Qu'enfin et contrairement à ce qu'ont estimé les premiers juges, le voeu impersonnel émis par M. Degrelle qui souhaite que soit pratiquée " une expertise par des gens compétents en dehors de toute pression commerciale... " ne constitue pas non plus une insinuation de nature à jeter le discrédit sur la revue " 50 millions de consommateurs " qui n'est même pas citée dans tout ce paragraphe qui constitue les conclusions de l'interview qui a été réalisée par Mme Planiol ;

Qu'il échet en conséquence d'infirmer en toutes ses dispositions le jugement entrepris ;

Que M. Degrelle ne rapportant pas la preuve de l'existence d'un préjudice, il n'y a pas lieu de faire droit à sa demande en paiement de dommages-intérêts ;

Que l'équité ne commande pas de faire application en la cause des dispositions de l'article 700 NCPC.

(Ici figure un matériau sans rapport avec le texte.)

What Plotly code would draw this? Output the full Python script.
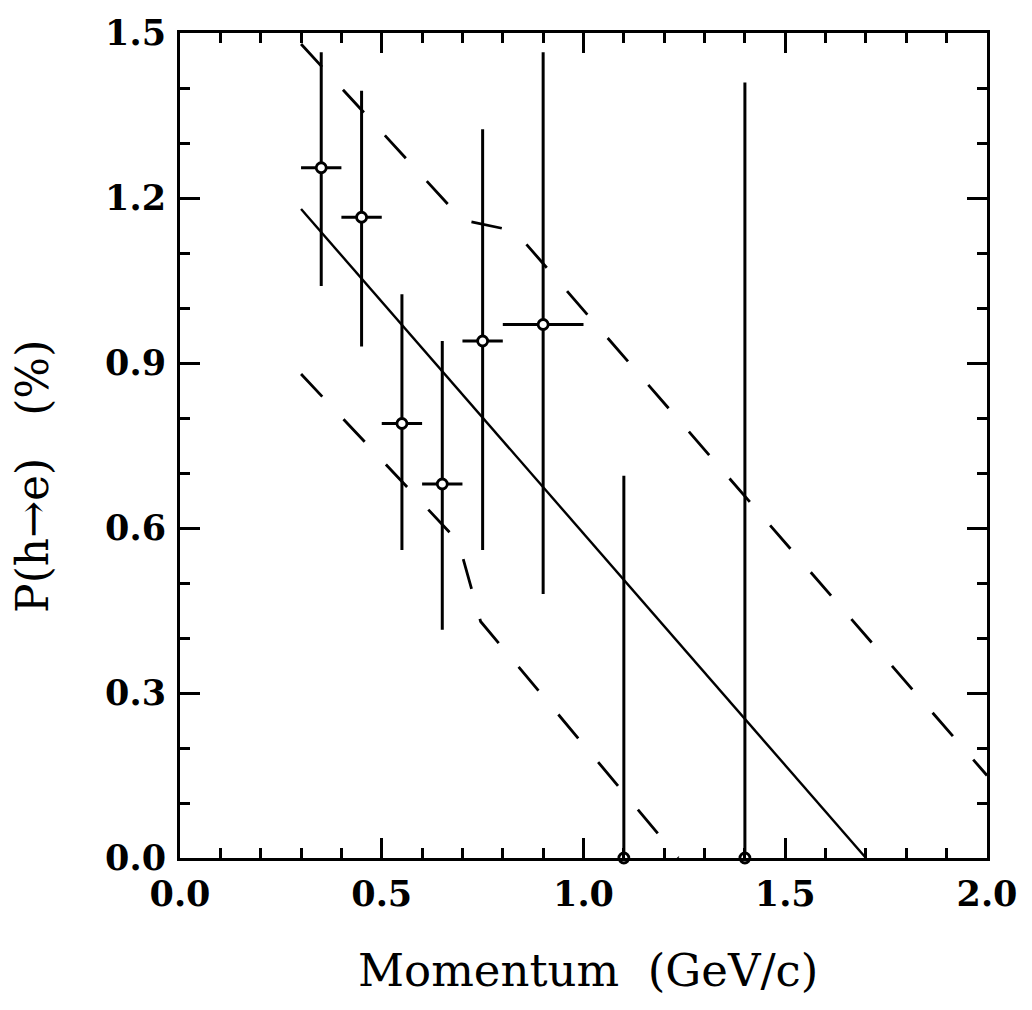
import plotly.graph_objects as go

# Data points (momentum bins)
momentum = [0.35, 0.45, 0.55, 0.65, 0.75, 0.90, 1.10, 1.40]
momentum_halfwidth = [0.05, 0.05, 0.05, 0.05, 0.05, 0.10, 0.0, 0.0]
prob = [1.255, 1.165, 0.79, 0.68, 0.94, 0.97, 0.0, 0.0]
prob_err_up = [0.21, 0.23, 0.235, 0.26, 0.385, 0.495, 0.695, 1.41]
prob_err_down = [0.215, 0.235, 0.23, 0.265, 0.38, 0.49, 0.0, 0.0]

# Fit line and band
fit_x = [0.30, 1.70]
fit_y = [1.18, 0.0]
upper_x = [0.30, 0.70, 0.83, 2.0]
upper_y = [1.48, 1.16, 1.14, 0.15]
lower_x = [0.30, 0.69, 0.745, 1.235]
lower_y = [0.88, 0.575, 0.43, 0.0]

x_tickvals = [0.0, 0.5, 1.0, 1.5, 2.0]
x_ticktext = ["0.0", "0.5", "1.0", "1.5", "2.0"]
y_tickvals = [0.0, 0.3, 0.6, 0.9, 1.2, 1.5]
y_ticktext = ["0.0", "0.3", "0.6", "0.9", "1.2", "1.5"]

fig = go.Figure()

fig.add_trace(go.Scatter(x=fit_x, y=fit_y, mode="lines",
                         line=dict(color="black", width=2.4), showlegend=False))
fig.add_trace(go.Scatter(x=upper_x, y=upper_y, mode="lines",
                         line=dict(color="black", width=2.8, dash="31px,31px"),
                         showlegend=False))
fig.add_trace(go.Scatter(x=lower_x, y=lower_y, mode="lines",
                         line=dict(color="black", width=2.8, dash="31px,31px"),
                         showlegend=False))

fig.add_trace(go.Scatter(
    x=momentum, y=prob, mode="markers",
    marker=dict(symbol="circle", size=10, color="white",
                line=dict(color="black", width=2.8)),
    error_y=dict(type="data", symmetric=False, array=prob_err_up,
                 arrayminus=prob_err_down, color="black", thickness=3, width=0),
    error_x=dict(type="data", array=momentum_halfwidth, color="black",
                 thickness=3, width=0),
    cliponaxis=False, showlegend=False))

tick_font = dict(family="DejaVu Serif", size=35, color="black", weight="bold")

fig.update_xaxes(range=[0, 2], tickvals=x_tickvals, ticktext=x_ticktext,
                 ticks="inside", ticklen=20, tickwidth=2.5, tickcolor="black",
                 minor=dict(dtick=0.1, ticks="inside", ticklen=10, tickwidth=2.5,
                            tickcolor="black"),
                 showline=True, linewidth=3, linecolor="black", mirror="ticks",
                 showgrid=False, zeroline=False, tickfont=tick_font,
                 ticklabelstandoff=3)
fig.update_yaxes(range=[0, 1.5], tickvals=y_tickvals, ticktext=y_ticktext,
                 ticks="inside", ticklen=20, tickwidth=2.5, tickcolor="black",
                 minor=dict(dtick=0.1, ticks="inside", ticklen=10, tickwidth=2.5,
                            tickcolor="black"),
                 showline=True, linewidth=3, linecolor="black", mirror="ticks",
                 showgrid=False, zeroline=False, tickfont=tick_font,
                 ticklabelstandoff=4)

title_font = dict(family="DejaVu Serif", size=45, color="black")
fig.add_annotation(text="Momentum  (GeV/c)", xref="paper", yref="paper",
                   x=0.506, y=-0.136, xanchor="center", yanchor="middle",
                   showarrow=False, font=title_font)
fig.add_annotation(text="P(h→e)   (%)", xref="paper", yref="paper",
                   x=-0.182, y=0.462, xanchor="center", yanchor="middle",
                   textangle=-90, showarrow=False,
                   font=dict(family="DejaVu Serif", size=44, color="black"))

fig.update_layout(width=1032, height=1010,
                  margin=dict(l=180, r=45, t=22, b=152),
                  paper_bgcolor="white", plot_bgcolor="white")

fig.write_html("out.html")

Par ces motifs : Infirme en toutes ses dispositions le jugement du 11 janvier 1989. Rejette toutes les autres demandes formées ; Condamne L'Institut National de la Consommation aux dépens de première instance et d'appel ; Dit que ceux qui ont été exposés devant la Cour seront recouvrés dans les conditions prévues à l'article 699 du NCPC par Me Valdelievre et la SCP Fisselier Chiloux Boulay, avoués.